-------- Recorded information

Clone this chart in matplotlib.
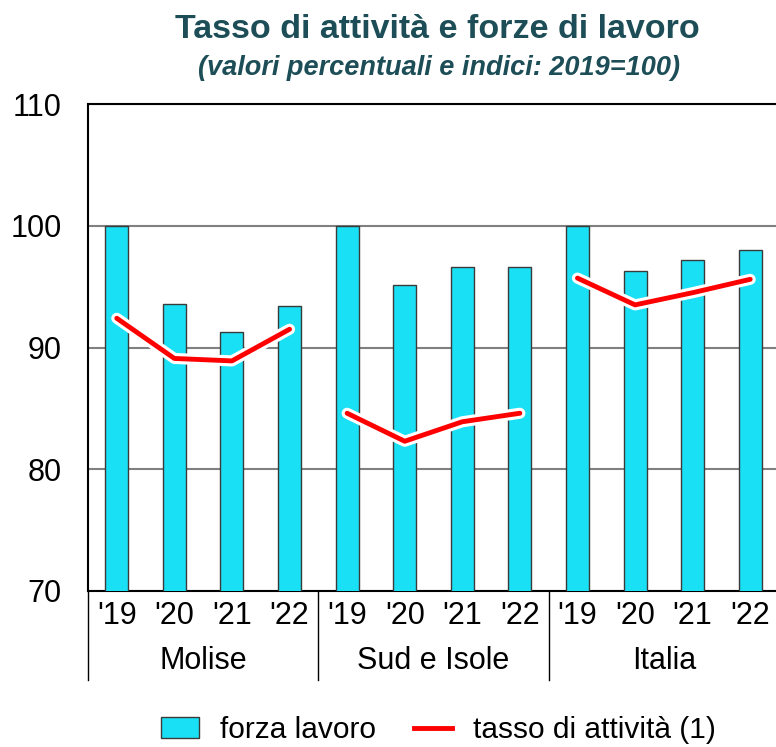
import numpy as np
import matplotlib.pyplot as plt
import matplotlib.transforms as mtransforms
import matplotlib.patheffects as pe
from matplotlib.patches import Patch
from matplotlib.lines import Line2D

plt.rcParams['font.family'] = ['Liberation Sans', 'DejaVu Sans']

groups = ['Molise', 'Sud e Isole', 'Italia']
years = ["'19", "'20", "'21", "'22"]
forza_lavoro = [
    [100, 93.6, 91.3, 93.4],
    [100, 95.1, 96.6, 96.6],
    [100, 96.3, 97.2, 98.0],
]
tasso_attivita = [
    [92.4, 89.1, 88.9, 91.5],
    [84.6, 82.3, 83.9, 84.6],
    [95.7, 93.5, 94.5, 95.6],
]

W, H = 776, 747
fig = plt.figure(figsize=(W / 100, H / 100), dpi=100)
ax = fig.add_axes([88 / W, (H - 591) / H, (779 - 88) / W, (591 - 104) / H])

cyan = '#1ae0f5'
for g in range(len(groups)):
    x = np.arange(4) + 4 * g
    ax.bar(x, forza_lavoro[g], width=0.4, bottom=0, color=cyan,
           edgecolor='#3a3a3a', linewidth=1, zorder=3)
    ax.plot(x, tasso_attivita[g], color='#ff0000', lw=3.5, zorder=4,
            solid_capstyle='round',
            path_effects=[pe.Stroke(linewidth=8, foreground='white'), pe.Normal()])

ax.set_ylim(70, 110)
ax.set_xlim(-0.5, 11.5)
ax.set_yticks([70, 80, 90, 100, 110])
ax.yaxis.grid(True, color='#808080', lw=1.5, zorder=1)
ax.set_axisbelow(True)
ax.tick_params(axis='y', length=0, labelsize=22, pad=19)
ax.set_xticks(np.arange(12))
ax.set_xticklabels(years * 3)
ax.tick_params(axis='x', length=0, labelsize=22, pad=7)
for s in ['left', 'bottom', 'top']:
    ax.spines[s].set_color('black')
    ax.spines[s].set_linewidth(1.5)
ax.spines['right'].set_visible(False)

# separators and group names under the axis
trans = mtransforms.blended_transform_factory(ax.transData, ax.transAxes)
ext = (680 - 591) / (591 - 104)
for xs in [-0.5, 3.5, 7.5, 11.5]:
    ax.plot([xs, xs], [0, -ext], color='black', lw=1, transform=trans, clip_on=False)
for g, name in enumerate(groups):
    ax.text(4 * g + 1.5, -(661 - 591) / (591 - 104), name, transform=trans,
            ha='center', va='center', fontsize=22)

fig.text(0.563, 1 - 29 / H, 'Tasso di attività e forze di lavoro', ha='center', va='center',
         fontsize=24.5, fontweight='bold', color='#1d4e57')
fig.text(0.566, 1 - 68 / H, '(valori percentuali e indici: 2019=100)', ha='center', va='center',
         fontsize=19.5, fontweight='bold', style='italic', color='#1d4e57')

handles = [Patch(facecolor=cyan, edgecolor='#3a3a3a', label='forza lavoro'),
           Line2D([0], [0], color='#ff0000', lw=3.5, label='tasso di attività (1)')]
fig.legend(handles=handles, loc='center', bbox_to_anchor=(0.565, 1 - 730 / H), ncol=2,
           frameon=False, fontsize=21.5, handlelength=1.25, columnspacing=1.3, handletextpad=0.7)

fig.savefig('out.png', dpi=100)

----------------

### Written instruction
Restate the whole listing above exactly, please, omitting every image.

### Exercise output
Clone this chart in matplotlib.
import numpy as np
import matplotlib.pyplot as plt
import matplotlib.transforms as mtransforms
import matplotlib.patheffects as pe
from matplotlib.patches import Patch
from matplotlib.lines import Line2D

plt.rcParams['font.family'] = ['Liberation Sans', 'DejaVu Sans']

groups = ['Molise', 'Sud e Isole', 'Italia']
years = ["'19", "'20", "'21", "'22"]
forza_lavoro = [
    [100, 93.6, 91.3, 93.4],
    [100, 95.1, 96.6, 96.6],
    [100, 96.3, 97.2, 98.0],
]
tasso_attivita = [
    [92.4, 89.1, 88.9, 91.5],
    [84.6, 82.3, 83.9, 84.6],
    [95.7, 93.5, 94.5, 95.6],
]

W, H = 776, 747
fig = plt.figure(figsize=(W / 100, H / 100), dpi=100)
ax = fig.add_axes([88 / W, (H - 591) / H, (779 - 88) / W, (591 - 104) / H])

cyan = '#1ae0f5'
for g in range(len(groups)):
    x = np.arange(4) + 4 * g
    ax.bar(x, forza_lavoro[g], width=0.4, bottom=0, color=cyan,
           edgecolor='#3a3a3a', linewidth=1, zorder=3)
    ax.plot(x, tasso_attivita[g], color='#ff0000', lw=3.5, zorder=4,
            solid_capstyle='round',
            path_effects=[pe.Stroke(linewidth=8, foreground='white'), pe.Normal()])

ax.set_ylim(70, 110)
ax.set_xlim(-0.5, 11.5)
ax.set_yticks([70, 80, 90, 100, 110])
ax.yaxis.grid(True, color='#808080', lw=1.5, zorder=1)
ax.set_axisbelow(True)
ax.tick_params(axis='y', length=0, labelsize=22, pad=19)
ax.set_xticks(np.arange(12))
ax.set_xticklabels(years * 3)
ax.tick_params(axis='x', length=0, labelsize=22, pad=7)
for s in ['left', 'bottom', 'top']:
    ax.spines[s].set_color('black')
    ax.spines[s].set_linewidth(1.5)
ax.spines['right'].set_visible(False)

# separators and group names under the axis
trans = mtransforms.blended_transform_factory(ax.transData, ax.transAxes)
ext = (680 - 591) / (591 - 104)
for xs in [-0.5, 3.5, 7.5, 11.5]:
    ax.plot([xs, xs], [0, -ext], color='black', lw=1, transform=trans, clip_on=False)
for g, name in enumerate(groups):
    ax.text(4 * g + 1.5, -(661 - 591) / (591 - 104), name, transform=trans,
            ha='center', va='center', fontsize=22)

fig.text(0.563, 1 - 29 / H, 'Tasso di attività e forze di lavoro', ha='center', va='center',
         fontsize=24.5, fontweight='bold', color='#1d4e57')
fig.text(0.566, 1 - 68 / H, '(valori percentuali e indici: 2019=100)', ha='center', va='center',
         fontsize=19.5, fontweight='bold', style='italic', color='#1d4e57')

handles = [Patch(facecolor=cyan, edgecolor='#3a3a3a', label='forza lavoro'),
           Line2D([0], [0], color='#ff0000', lw=3.5, label='tasso di attività (1)')]
fig.legend(handles=handles, loc='center', bbox_to_anchor=(0.565, 1 - 730 / H), ncol=2,
           frameon=False, fontsize=21.5, handlelength=1.25, columnspacing=1.3, handletextpad=0.7)

fig.savefig('out.png', dpi=100)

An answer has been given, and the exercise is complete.